◆ **DESCRIPTION OF THE TASK**
Beginning with the first line, set down every line through the one containing "0.505, 0.578, 0.620];", exactly as it appears, but not the pictures.

◆ **DATA SECTION**
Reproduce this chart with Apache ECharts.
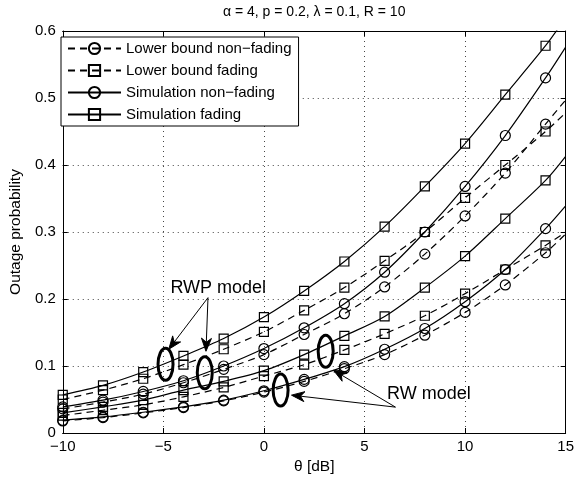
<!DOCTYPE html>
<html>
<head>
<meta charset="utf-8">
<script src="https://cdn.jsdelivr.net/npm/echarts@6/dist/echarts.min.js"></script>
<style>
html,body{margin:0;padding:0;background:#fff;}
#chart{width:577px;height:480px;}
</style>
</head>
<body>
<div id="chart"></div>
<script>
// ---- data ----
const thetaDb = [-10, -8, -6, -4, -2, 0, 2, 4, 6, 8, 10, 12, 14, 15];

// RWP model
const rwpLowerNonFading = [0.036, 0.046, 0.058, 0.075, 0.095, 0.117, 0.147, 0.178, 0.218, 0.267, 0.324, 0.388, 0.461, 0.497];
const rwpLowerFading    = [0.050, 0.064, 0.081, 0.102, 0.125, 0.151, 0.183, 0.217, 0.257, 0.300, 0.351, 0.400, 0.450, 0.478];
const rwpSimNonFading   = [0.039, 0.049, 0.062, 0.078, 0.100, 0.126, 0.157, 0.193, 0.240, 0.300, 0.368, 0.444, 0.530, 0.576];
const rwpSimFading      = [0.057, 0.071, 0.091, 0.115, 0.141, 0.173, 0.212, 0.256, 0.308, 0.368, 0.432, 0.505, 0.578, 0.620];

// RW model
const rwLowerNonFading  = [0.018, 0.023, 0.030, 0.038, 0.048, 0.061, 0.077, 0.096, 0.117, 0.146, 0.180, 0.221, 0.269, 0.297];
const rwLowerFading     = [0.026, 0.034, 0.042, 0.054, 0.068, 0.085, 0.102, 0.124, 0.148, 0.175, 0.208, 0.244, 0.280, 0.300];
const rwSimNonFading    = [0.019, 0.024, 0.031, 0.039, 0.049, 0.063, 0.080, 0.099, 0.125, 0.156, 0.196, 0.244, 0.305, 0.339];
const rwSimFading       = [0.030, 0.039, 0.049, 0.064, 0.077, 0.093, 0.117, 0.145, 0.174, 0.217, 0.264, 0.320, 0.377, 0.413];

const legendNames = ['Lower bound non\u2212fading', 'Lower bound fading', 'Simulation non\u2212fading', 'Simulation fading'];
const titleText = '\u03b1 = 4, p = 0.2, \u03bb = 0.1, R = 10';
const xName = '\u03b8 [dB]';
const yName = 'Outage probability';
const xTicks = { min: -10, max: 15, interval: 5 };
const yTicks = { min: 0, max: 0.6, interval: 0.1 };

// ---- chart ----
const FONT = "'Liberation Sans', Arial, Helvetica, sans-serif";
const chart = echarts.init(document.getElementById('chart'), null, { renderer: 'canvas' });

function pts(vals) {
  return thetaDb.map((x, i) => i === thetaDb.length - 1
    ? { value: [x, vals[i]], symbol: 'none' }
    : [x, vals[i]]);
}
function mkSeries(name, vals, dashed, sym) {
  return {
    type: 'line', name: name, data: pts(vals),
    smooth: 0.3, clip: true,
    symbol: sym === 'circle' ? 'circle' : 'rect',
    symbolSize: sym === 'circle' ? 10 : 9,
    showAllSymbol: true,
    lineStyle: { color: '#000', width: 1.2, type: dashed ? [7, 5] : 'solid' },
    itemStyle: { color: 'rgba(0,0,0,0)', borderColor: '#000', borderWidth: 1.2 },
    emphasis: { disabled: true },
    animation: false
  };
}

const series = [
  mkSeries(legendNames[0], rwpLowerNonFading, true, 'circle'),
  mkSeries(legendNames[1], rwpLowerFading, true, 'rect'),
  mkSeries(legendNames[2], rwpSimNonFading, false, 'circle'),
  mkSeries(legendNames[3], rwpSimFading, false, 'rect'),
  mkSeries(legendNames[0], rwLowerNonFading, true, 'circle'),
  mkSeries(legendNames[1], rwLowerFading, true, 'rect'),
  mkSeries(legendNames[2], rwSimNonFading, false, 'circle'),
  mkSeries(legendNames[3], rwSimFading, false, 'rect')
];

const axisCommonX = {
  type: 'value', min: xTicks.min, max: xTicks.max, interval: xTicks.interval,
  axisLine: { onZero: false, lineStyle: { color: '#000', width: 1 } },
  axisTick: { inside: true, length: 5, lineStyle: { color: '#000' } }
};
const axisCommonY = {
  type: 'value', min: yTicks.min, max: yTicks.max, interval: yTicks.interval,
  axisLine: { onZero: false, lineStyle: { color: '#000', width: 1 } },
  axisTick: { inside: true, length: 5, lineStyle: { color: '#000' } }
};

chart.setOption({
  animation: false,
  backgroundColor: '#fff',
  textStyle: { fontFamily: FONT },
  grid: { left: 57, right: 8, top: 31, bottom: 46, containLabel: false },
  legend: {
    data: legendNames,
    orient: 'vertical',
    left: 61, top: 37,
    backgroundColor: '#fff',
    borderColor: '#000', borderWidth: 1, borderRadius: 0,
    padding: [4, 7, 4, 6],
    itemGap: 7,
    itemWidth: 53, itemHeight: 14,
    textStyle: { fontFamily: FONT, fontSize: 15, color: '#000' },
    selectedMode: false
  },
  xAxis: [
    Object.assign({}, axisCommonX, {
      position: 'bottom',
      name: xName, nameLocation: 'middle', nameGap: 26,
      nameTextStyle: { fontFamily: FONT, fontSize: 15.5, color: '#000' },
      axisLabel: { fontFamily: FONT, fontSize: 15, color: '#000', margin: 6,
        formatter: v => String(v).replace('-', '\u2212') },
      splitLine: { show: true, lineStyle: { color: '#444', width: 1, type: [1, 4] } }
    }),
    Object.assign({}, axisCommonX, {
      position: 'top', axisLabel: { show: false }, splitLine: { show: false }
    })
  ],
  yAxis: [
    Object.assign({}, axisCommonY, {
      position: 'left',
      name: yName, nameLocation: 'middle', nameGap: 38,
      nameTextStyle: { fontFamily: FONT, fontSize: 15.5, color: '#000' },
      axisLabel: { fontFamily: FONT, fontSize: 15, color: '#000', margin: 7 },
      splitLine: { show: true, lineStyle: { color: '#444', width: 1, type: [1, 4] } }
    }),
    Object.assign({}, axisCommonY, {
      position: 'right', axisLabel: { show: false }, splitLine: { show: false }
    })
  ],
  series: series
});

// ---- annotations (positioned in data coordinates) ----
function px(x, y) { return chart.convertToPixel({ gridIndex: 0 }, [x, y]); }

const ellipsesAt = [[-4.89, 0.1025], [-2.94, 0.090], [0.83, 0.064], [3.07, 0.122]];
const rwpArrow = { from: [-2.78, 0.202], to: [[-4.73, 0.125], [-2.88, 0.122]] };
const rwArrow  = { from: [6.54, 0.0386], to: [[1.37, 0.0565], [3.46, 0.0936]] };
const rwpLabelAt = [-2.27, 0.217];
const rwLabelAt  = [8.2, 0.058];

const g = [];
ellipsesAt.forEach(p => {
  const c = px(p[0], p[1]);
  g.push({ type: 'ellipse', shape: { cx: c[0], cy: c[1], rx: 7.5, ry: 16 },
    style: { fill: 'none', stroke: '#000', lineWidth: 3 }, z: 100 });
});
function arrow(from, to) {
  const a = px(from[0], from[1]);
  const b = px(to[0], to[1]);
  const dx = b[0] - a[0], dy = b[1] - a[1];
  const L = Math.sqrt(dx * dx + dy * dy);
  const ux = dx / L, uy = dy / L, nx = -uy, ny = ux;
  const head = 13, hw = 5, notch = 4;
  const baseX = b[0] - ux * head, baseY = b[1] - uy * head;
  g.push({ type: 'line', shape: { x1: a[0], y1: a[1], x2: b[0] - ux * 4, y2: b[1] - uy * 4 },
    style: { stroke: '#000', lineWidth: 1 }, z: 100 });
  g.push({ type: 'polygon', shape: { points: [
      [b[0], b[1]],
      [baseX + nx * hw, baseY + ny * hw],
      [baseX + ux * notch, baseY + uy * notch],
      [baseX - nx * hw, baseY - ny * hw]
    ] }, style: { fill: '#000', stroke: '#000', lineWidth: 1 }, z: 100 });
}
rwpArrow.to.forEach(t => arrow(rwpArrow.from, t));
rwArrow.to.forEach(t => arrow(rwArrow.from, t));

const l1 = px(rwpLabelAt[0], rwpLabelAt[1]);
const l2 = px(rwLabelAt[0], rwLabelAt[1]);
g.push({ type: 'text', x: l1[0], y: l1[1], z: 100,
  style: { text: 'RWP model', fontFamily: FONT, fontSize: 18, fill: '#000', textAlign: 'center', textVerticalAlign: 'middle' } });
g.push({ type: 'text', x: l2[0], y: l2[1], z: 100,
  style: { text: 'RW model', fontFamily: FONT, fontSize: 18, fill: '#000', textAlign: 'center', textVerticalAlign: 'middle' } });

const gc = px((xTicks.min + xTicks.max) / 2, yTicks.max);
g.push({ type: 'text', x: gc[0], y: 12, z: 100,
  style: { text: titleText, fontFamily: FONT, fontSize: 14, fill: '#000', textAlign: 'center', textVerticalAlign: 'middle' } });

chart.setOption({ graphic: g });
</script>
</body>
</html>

◆ **SOLUTION TO THE EXERCISE**
Reproduce this chart with Apache ECharts.
<!DOCTYPE html>
<html>
<head>
<meta charset="utf-8">
<script src="https://cdn.jsdelivr.net/npm/echarts@6/dist/echarts.min.js"></script>
<style>
html,body{margin:0;padding:0;background:#fff;}
#chart{width:577px;height:480px;}
</style>
</head>
<body>
<div id="chart"></div>
<script>
// ---- data ----
const thetaDb = [-10, -8, -6, -4, -2, 0, 2, 4, 6, 8, 10, 12, 14, 15];

// RWP model
const rwpLowerNonFading = [0.036, 0.046, 0.058, 0.075, 0.095, 0.117, 0.147, 0.178, 0.218, 0.267, 0.324, 0.388, 0.461, 0.497];
const rwpLowerFading    = [0.050, 0.064, 0.081, 0.102, 0.125, 0.151, 0.183, 0.217, 0.257, 0.300, 0.351, 0.400, 0.450, 0.478];
const rwpSimNonFading   = [0.039, 0.049, 0.062, 0.078, 0.100, 0.126, 0.157, 0.193, 0.240, 0.300, 0.368, 0.444, 0.530, 0.576];
const rwpSimFading      = [0.057, 0.071, 0.091, 0.115, 0.141, 0.173, 0.212, 0.256, 0.308, 0.368, 0.432, 0.505, 0.578, 0.620];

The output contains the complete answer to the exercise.